Feature by Oliver Banham on 16th July 2009

Us gamers play videogames a lot. They take us to fantastic new lands, let us drive the cars we dream of, and put us in the shoes of many a charming character. When all this good is happening, however, it’s easy to forget the not so bright parts of the videogame world - the parts that constantly grate, that never seem to cease. Of course it’s easy to play a flawless game of football online, but there’s always the chance of it all crashing, even if it’s a rare occurrence. So as a reminder of some of the irks that plague videogames, here’s a list with all your favourites, doubtless you’ll have experienced the majority. Hopefully next time one of these affect you, you’ll laugh and see the brighter side of the problem. It always could be worse, eh?

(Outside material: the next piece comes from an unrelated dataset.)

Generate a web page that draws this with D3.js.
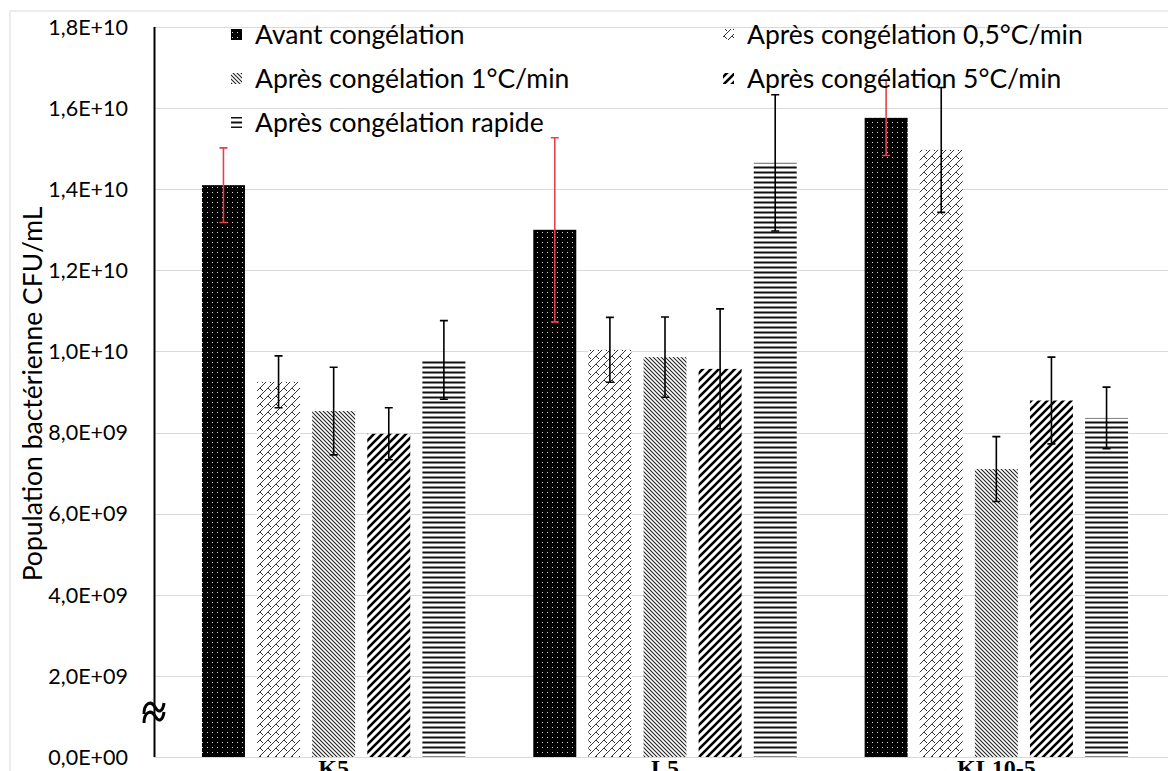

1. The unreachable save point

Arguably one of the biggest videogame irks, the unreachable save point is unbelievably annoying. Of course it is reachable, but you’d be forgiven for thinking otherwise. It usually rears its ugly head when you’re called for dinner, or have to leave for work. You carry on playing, wearing out your fingers so fast as you stumble through the level in the hope of seeing a glimmer of a save point – the drinkable water of Prince of Persia, the shiny diamond of Final Fantasy, or a shade of white fabric in ICO. Your Mum is starting to raise her voice, you start to sweat, “Where is this bloody save point!?!”, you ask yourself, knowing you’ve played so far up to now. The previous save point is miles behind, all hope is gone, and you seem to be running in circles, essentially getting nowhere. But then, it appears. Jubilation! You shout with glee, and can finally eat your dinner that has now become cold, and you can finally go to sleep now its past 4am. While you could always pause, there’s always that chance your parents, siblings or spouse will turn it off. Now that would be disastrous.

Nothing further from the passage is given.